Of course, in the hands of a skilled facilitator, it is to be hoped that sufficient scaffolding is provided to ensure that communication success is promoted and the conversation that ensues is one that contributes to healing for victims and new insights for offenders. However, the lack of research evidence to date that specifically takes account of the verbal requirements of restorative conferencing means that we currently lack standard triaging approaches. We also do not know to what extent victim satisfaction with the conference process is influenced by the young person’s verbal skills. I have written further about these concerns here.
Because young people in the justice system embody the notion of developmental vulnerability, every effort needs to be made to foster the development of prosocial skills and offer opportunities to be part of the mainstream. Punitive approaches that promote social alienation and limit opportunities for skill development do not service the needs of young offenders, nor of the communities of which they are part.

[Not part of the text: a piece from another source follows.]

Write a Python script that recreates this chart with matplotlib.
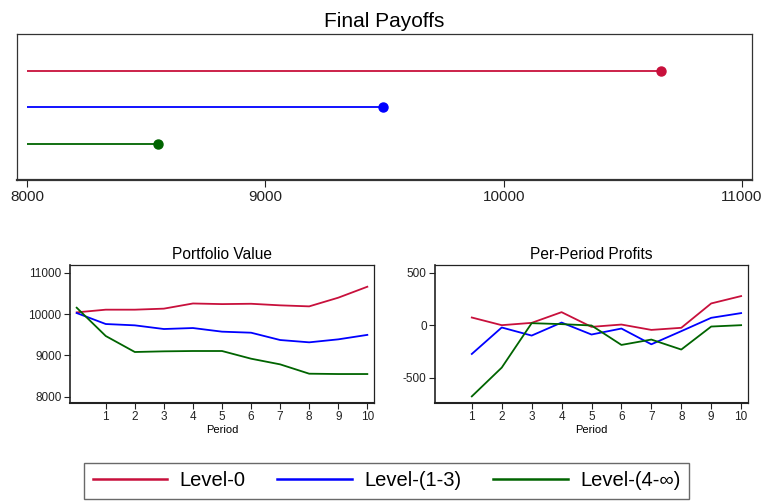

Restorative approaches promote respect and healing, but are fundamentally verbal in their transaction, and so pose important questions that cannot be readily answered at the present time.  There is an important role for speech-language pathology here - in conducting and collaborating on research to develop clinical tools that justice and education colleagues can employ to refine the conference preparation and convening process.
Saying sorry is of course no simple matter, as it requires a flexible and responsive verbal and social cognition toolkit. However, current evidence indicates that we should assume that one in two young offenders will struggle with many of the receptive and/or expressive language demands of these important, and high-stakes restorative conversations.